Um reator de pequeno porte se insere convenientemente na nossa economia, ficando próximo ao principal consumidor: a indústria. A única objeção é a presença abundante de água. Coincidentemente boa parte das indústrias (ao menos as que mais gastam energia) necessitam da mesma coisa: água. Melhor, por ser de baixo custo de fabricação, construção e operação, pode-se obrigar conglomerados industriais a comprar seu próprio reator. O calor rejeitado pelo reator pode ser utilizado para gerar vapor, outra excelente coincidência pois boa parte da indústria também necessita de vapor para os seus processos.
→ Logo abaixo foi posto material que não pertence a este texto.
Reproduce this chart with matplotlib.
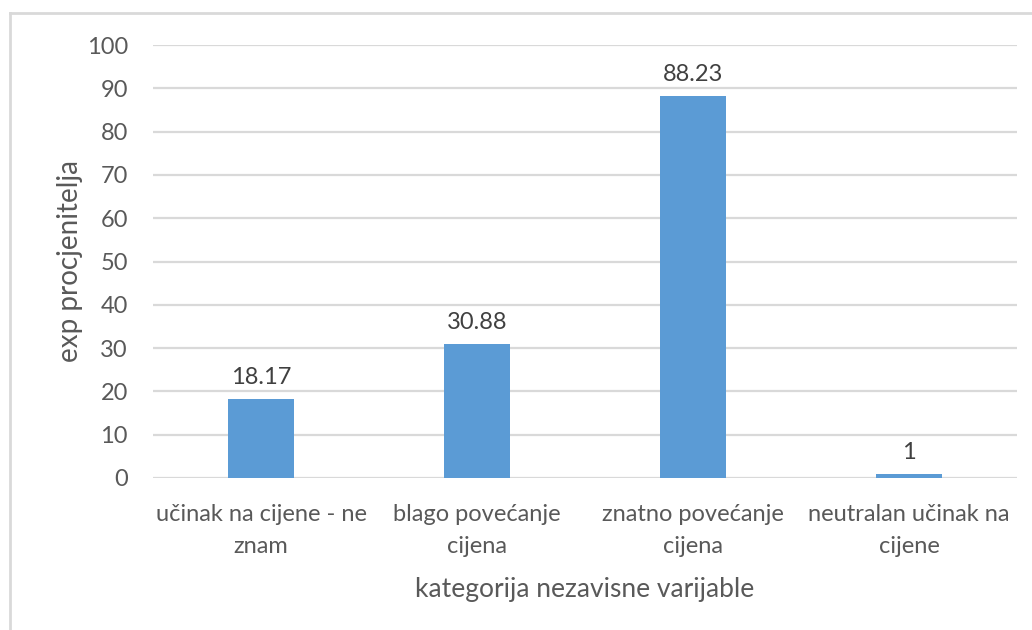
import matplotlib
matplotlib.use("Agg")
import matplotlib.pyplot as plt
from matplotlib.lines import Line2D

categories = ["učinak na cijene - ne\nznam", "blago povećanje\ncijena",
              "znatno povećanje\ncijena", "neutralan učinak na\ncijene"]
values = [18.17, 30.88, 88.23, 1]
value_labels = ["18.17", "30.88", "88.23", "1"]
yticks = [0, 10, 20, 30, 40, 50, 60, 70, 80, 90, 100]

plt.rcParams["font.family"] = ["Lato", "DejaVu Sans"]
text_color = "#595959"
grid_color = "#D9D9D9"
bar_color = "#5B9BD5"

W, H = 1032, 630
fig = plt.figure(figsize=(W / 100, H / 100), dpi=100)
ax = fig.add_axes([153 / W, 1 - 478 / H, (1017 - 153) / W, (478 - 45) / H])

x = range(len(categories))
bars = ax.bar(x, values, width=0.31, color=bar_color, zorder=3)
for rect, lab in zip(bars, value_labels):
    ax.annotate(lab, (rect.get_x() + rect.get_width() / 2, rect.get_height()),
                xytext=(0, 8), textcoords="offset points", ha="center", va="bottom",
                fontsize=17, color="#404040")

ax.set_xlim(-0.5, len(categories) - 0.5)
ax.set_ylim(0, 100)
ax.set_yticks(yticks)
ax.set_xticks(list(x))
ax.set_xticklabels(categories, fontsize=17, color=text_color, linespacing=1.6)
ax.tick_params(axis="both", length=0, labelsize=17, labelcolor=text_color)
ax.tick_params(axis="y", pad=18)
ax.tick_params(axis="x", pad=19)
ax.yaxis.grid(True, color=grid_color, linewidth=1.6, zorder=0)
for s in ax.spines.values():
    s.set_visible(False)

ax.set_ylabel("exp procjenitelja", fontsize=20, color=text_color, labelpad=3)
ax.set_xlabel("kategorija nezavisne varijable", fontsize=19, color=text_color, labelpad=15)

# outer frame lines (top and left)
fig.add_artist(Line2D([10 / W, 1.0], [1 - 13 / H, 1 - 13 / H], transform=fig.transFigure,
                      color=grid_color, linewidth=2))
fig.add_artist(Line2D([10 / W, 10 / W], [1 - 13 / H, 0.0], transform=fig.transFigure,
                      color=grid_color, linewidth=2))

fig.savefig("out.png", dpi=100)
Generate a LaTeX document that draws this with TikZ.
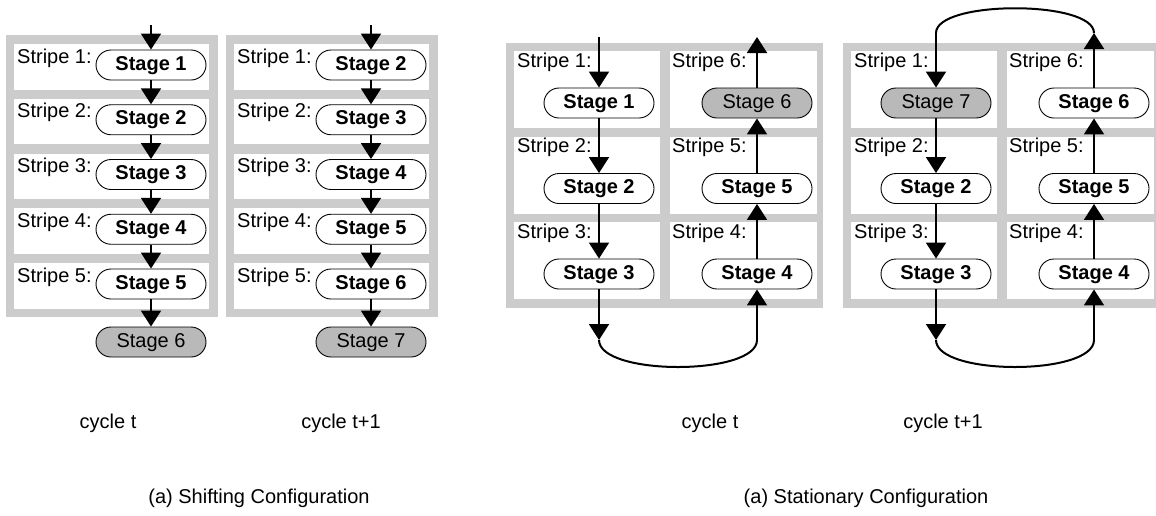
\documentclass[tikz,border=0pt]{standalone}
\usepackage{fontspec}
\setmainfont{Liberation Sans}
\usetikzlibrary{arrows.meta,positioning,calc}
\definecolor{framegray}{gray}{0.8}

\begin{document}
\begin{tikzpicture}[x=1pt,y=-1pt,
	>={Triangle[width=20pt,length=16pt]},
	flow/.style={line width=2pt},
	stage/.style={draw,line width=0.9pt,fill=white,rounded corners=15pt,minimum width=110pt,minimum height=30pt,inner sep=0pt,text height=14pt,text depth=4pt,font=\fontsize{20}{24}\selectfont\bfseries},
	newstage/.style={stage,fill=gray!55,font=\fontsize{20}{24}\selectfont},
	stripe/.style={anchor=base west,inner sep=0pt,font=\fontsize{20}{24}\selectfont},
	capt/.style={inner sep=0pt,font=\fontsize{20}{24}\selectfont}]
\useasboundingbox (0,0) rectangle (1156,515);

% shifting: five stripes per cycle
\foreach \dx in {0,220} {
	\fill[framegray] (6+\dx,35) rectangle (218+\dx,317);
	\foreach \i in {1,...,5}
		\fill[white] (14+\dx,{44+54.75*(\i-1)}) rectangle (209+\dx,{89.5+54.75*(\i-1)});
}
\foreach \i in {1,...,5} {
	\node[stripe] (sa\i) at (17,{63+54.75*(\i-1)}) {Stripe \i:};
	\node[stripe] (sb\i) at (237,{63+54.75*(\i-1)}) {Stripe \i:};
	\pgfmathtruncatemacro\nxt{\i+1}
	\node[stage] (a\i) at (151,{65+54.75*(\i-1)}) {Stage \i};
	\node[stage] (b\i) at (371,{65+54.75*(\i-1)}) {Stage \nxt};
}
\node[newstage] (a6) at (151,342) {Stage 6};
\node[newstage] (b6) at (371,342) {Stage 7};
\coordinate (ain) at (151,25);
\coordinate (bin) at (371,25);
\draw[flow,->] (ain) -- (a1);
\draw[flow,->] (bin) -- (b1);
\foreach \i [evaluate=\i as \j using int(\i+1)] in {1,...,5} {
	\draw[flow,->] (a\i) -- (a\j);
	\draw[flow,->] (b\i) -- (b\j);
}

% stationary: 3x2 stripes per cycle
\foreach \dx in {0,337} {
	\fill[framegray] (506+\dx,43) rectangle (823+\dx,308);
	\foreach \r in {1,2,3} {
		\fill[white] (514+\dx,{51+85.5*(\r-1)}) rectangle (660+\dx,{128+85.5*(\r-1)});
		\fill[white] (670+\dx,{51+85.5*(\r-1)}) rectangle (817+\dx,{128+85.5*(\r-1)});
	}
}
\foreach \r [evaluate=\r as \q using int(7-\r)] in {1,2,3} {
	\node[stripe] (sc\r) at (517,{67+85.5*(\r-1)}) {Stripe \r:};
	\node[stripe] (sc\q) at (672,{67+85.5*(\r-1)}) {Stripe \q:};
	\node[stripe] (sd\r) at (854,{67+85.5*(\r-1)}) {Stripe \r:};
	\node[stripe] (sd\q) at (1009,{67+85.5*(\r-1)}) {Stripe \q:};
}

% cycle t
\node[stage] (c1) at (599,103) {Stage 1};
\node[stage] (c2) at (599,188.5) {Stage 2};
\node[stage] (c3) at (599,274) {Stage 3};
\node[stage] (c4) at (757,274) {Stage 4};
\node[stage] (c5) at (757,188.5) {Stage 5};
\node[newstage] (c6) at (757,103) {Stage 6};
\coordinate (cin) at (599,37);
\coordinate (cout) at (757,37);
\coordinate (cdown) at (599,340);
\coordinate (cup) at (757,340);
\draw[flow,->] (cin) -- (c1);
\draw[flow,->] (c1) -- (c2);
\draw[flow,->] (c2) -- (c3);
\draw[flow,->] (c3) -- (cdown);
\draw[flow] (cdown) .. controls (599,376) and (757,376) .. (cup);
\draw[flow,->] (cup) -- (c4);
\draw[flow,->] (c4) -- (c5);
\draw[flow,->] (c5) -- (c6);
\draw[flow,->] (c6) -- (cout);

% cycle t+1
\node[newstage] (d7) at (936,103) {Stage 7};
\node[stage] (d2) at (936,188.5) {Stage 2};
\node[stage] (d3) at (936,274) {Stage 3};
\node[stage] (d4) at (1094,274) {Stage 4};
\node[stage] (d5) at (1094,188.5) {Stage 5};
\node[stage] (d6) at (1094,103) {Stage 6};
\coordinate (dtopL) at (936,33);
\coordinate (dtopR) at (1094,33);
\coordinate (ddown) at (936,340);
\coordinate (dup) at (1094,340);
\draw[flow] (dtopR) .. controls (1094,0) and (936,0) .. (dtopL);
\draw[flow,->] (dtopL) -- (d7);
\draw[flow,->] (d7) -- (d2);
\draw[flow,->] (d2) -- (d3);
\draw[flow,->] (d3) -- (ddown);
\draw[flow] (ddown) .. controls (936,376) and (1094,376) .. (dup);
\draw[flow,->] (dup) -- (d4);
\draw[flow,->] (d4) -- (d5);
\draw[flow,->] (d5) -- (d6);
\draw[flow,->] (d6) -- (dtopR);

% captions
\node[capt] (ta) at (108,423) {cycle t};
\node[capt] (tb) at (341,423) {cycle t+1};
\node[capt] (tc) at (710,423) {cycle t};
\node[capt] (td) at (943,423) {cycle t+1};
\node[capt] (shift) at (259,498) {(a) Shifting Configuration};
\node[capt] (stat) at (866,498) {(a) Stationary Configuration};
\end{tikzpicture}
\end{document}
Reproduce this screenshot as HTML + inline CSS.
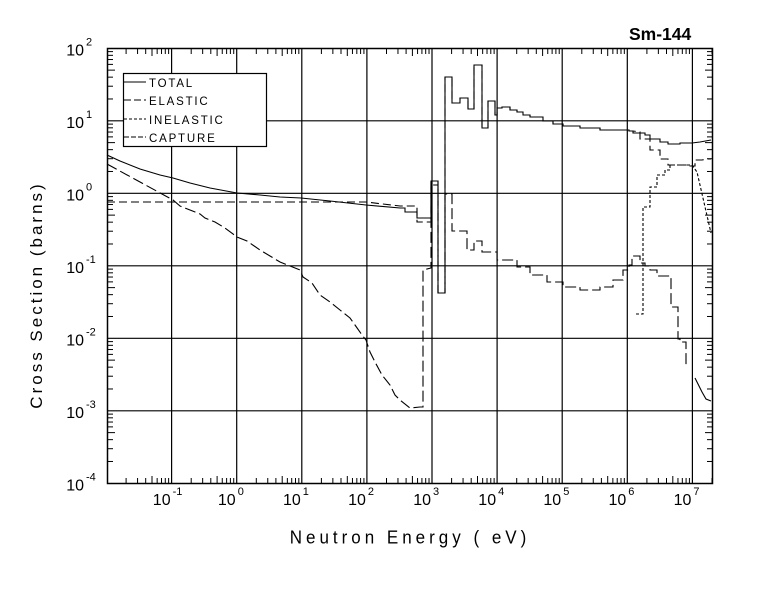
<!DOCTYPE html>
<html><head><meta charset="utf-8"><style>
html,body{margin:0;padding:0;background:#fff;}
svg{display:block;}
text{font-family:"Liberation Sans",sans-serif;fill:#000;}
</style></head><body>
<svg id="s" width="780" height="590" viewBox="0 0 780 590" xmlns="http://www.w3.org/2000/svg">
<rect width="780" height="590" fill="#fff"/>
<text x="629" y="40" font-size="17.5" font-weight="bold">Sm-144</text>
<g id="grid" stroke="#000" stroke-width="1.2" fill="none"></g>
<rect x="107.5" y="48.5" width="605" height="435" fill="none" stroke="#000" stroke-width="1.5"/>
<g id="lbl" font-size="16"></g>
<text x="410" y="543" font-size="17" text-anchor="middle" letter-spacing="4" transform="scale(1,1.1)" transform-origin="410 537">Neutron Energy ( eV)</text>
<text transform="translate(42,295) rotate(-90)" font-size="17" text-anchor="middle" letter-spacing="3">Cross Section (barns)</text>
<g fill="none" stroke="#000" stroke-width="1.1">
<polyline points="107,155 120,161 140,169 160,175 173,178 190,183 210,188 237,193 260,195 280,197 301,198 330,201 366,205 400,208 405,208 405,212 417,212 417,218 431,218 431,181 438,181 438,293 445,293 445,77 452,77 452,103 460,103 460,98 468,98 468,109 474,109 474,65 482,65 482,128 488,128 488,101 495,101 495,115 497,115 497,108 502,108 502,107 510,107 510,110 517,110 517,112 523,112 523,115 530,115 530,117 543,117 543,121 553,121 553,124 563,124 563,126 580,126 580,128 600,128 600,130 629,130 629,131 633,131 633,133 645,133 645,135 650,135 650,139 660,139 660,142 668,142 668,144 680,144 680,143 692,143 700,142 711,140"/>
<polyline stroke-dasharray="8 4" points="107,202 366,202 400,206 417,206 417,222 431,222 431,181 438,181 438,293 445,293 445,194 445,77 452,77 452,103 460,103 460,98 468,98 468,109 474,109 474,65 482,65 482,128 488,128 488,101 495,101 495,115 497,115 497,108 502,108 502,107 510,107 510,110 517,110 517,112 523,112 523,115 530,115 530,117 543,117 543,121 553,121 553,124 563,124 563,126 580,126 580,128 600,128 600,130 629,130 629,131 633,131 640,132 640,139 650,139 650,150 660,150 660,159 668,159 668,165 690,165 690,166 695,166 695,160 702,160 707,159 711,159"/>
<polyline stroke-dasharray="3 2" points="636,314 643,314 643,207 650,207 650,187 657,187 657,175 665,175 665,170 670,170 670,165 692,165 697,172 711,233"/>
<polyline stroke-dasharray="11 4" points="107,164 173,200 180,206 190,210 200,214 205,218 215,222 225,228 237,237 247,241 260,250 270,256 280,262 290,266 300,270 303,277 312,283 320,295 330,302 340,310 350,318 355,325 362,335 366,340 370,352 375,362 382,375 390,385 395,395 400,400 410,408 420,407 423,407 423,270 431,268 431,185 438,185 438,293 445,293 445,194 452,194 452,231 467,231 467,250 474,250 474,241 482,241 482,252 497,252 497,260 517,260 517,267 530,267 530,275 547,275 547,282 563,282 563,287 580,287 580,290 600,290 600,287 613,287 613,280 623,280 623,270 629,270 629,265 632,265 632,256 640,256 640,263 645,263 645,266 650,266 650,270 657,270 657,276 665,276 671,276 671,307 678,307 678,339 680,339 680,342 686,342 686,366"/>
<polyline points="695,378 702,392 706,399 711,401"/>
</g>
<rect x="123.5" y="73.5" width="143" height="73" fill="#fff" stroke="#000" stroke-width="1.2"/>
<g stroke="#000" stroke-width="1.1">
<line x1="124" y1="82" x2="146" y2="82"/>
<line x1="124" y1="100" x2="146" y2="100" stroke-dasharray="7 3"/>
<line x1="124" y1="119" x2="146" y2="119" stroke-dasharray="3 2"/>
<line x1="124" y1="137" x2="146" y2="137" stroke-dasharray="5 2"/>
</g>
<g font-size="11.5" letter-spacing="1.8">
<text x="149" y="87">TOTAL</text>
<text x="149" y="105">ELASTIC</text>
<text x="149" y="124">INELASTIC</text>
<text x="149" y="142">CAPTURE</text>
</g>
</svg>
<script>
(function(){
var ns="http://www.w3.org/2000/svg";
var g=document.getElementById('grid'),L=document.getElementById('lbl');
function ln(x1,y1,x2,y2,w){var l=document.createElementNS(ns,'line');l.setAttribute('x1',x1);l.setAttribute('y1',y1);l.setAttribute('x2',x2);l.setAttribute('y2',y2);if(w)l.setAttribute('stroke-width',w);g.appendChild(l);}
function tx(x,y,s,fs,anc){var t=document.createElementNS(ns,'text');t.setAttribute('x',x);t.setAttribute('y',y);t.setAttribute('font-size',fs);if(anc)t.setAttribute('text-anchor',anc);t.textContent=s;L.appendChild(t);}
function X(k){return 432+65.1*(k-3);}
function Y(k){return 193.3-72.5*k;}
for(var k=-1;k<=7;k++){var x=X(k);ln(x,48,x,484);tx(x-1,505,"10","16","end");tx(x+1,495,String(k),"11");}
for(var k=-2;k<=7;k++){for(var m=2;m<=9;m++){var x=X(k+Math.log10(m));if(x<108||x>712)continue;var h=(m==5)?7:5;ln(x,49,x,49+h,1);ln(x,483,x,483-h,1);}}
for(var k=-4;k<=2;k++){var y=Y(k);if(k>-4&&k<2)ln(107,y,713,y);tx(84,y+7,"10","16","end");tx(86,y-3,String(k),"11");}
for(var k=-4;k<2;k++){for(var m=2;m<=9;m++){var y=Y(k+Math.log10(m));var h=(m==5)?7:5;ln(108,y,108+h,y,1);ln(712,y,712-h,y,1);}}
})();
</script>
</body></html>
Se considerado o aproveitamento do vapor no cálculo energético, o rendimento do reator chega facilmente a 75%.

Outras boas perspectivas para o reator estão no seu uso para a dessalinização da água, plantas de produção de hidrogênio, descentralização da produção de energia e em países pequenos, com pequenas redes elétricas. O Uruguai e a República Dominicana já demonstraram interesse no reator. Após a aprovação do projeto pela AEIA (Agência Internacional de Energia Atômica) como um reator de IV geração, o projeto está liberado para a construção do protótipo. Sabemos que, a partir do protótipo, não demorará até que seja uma realidade no mercado.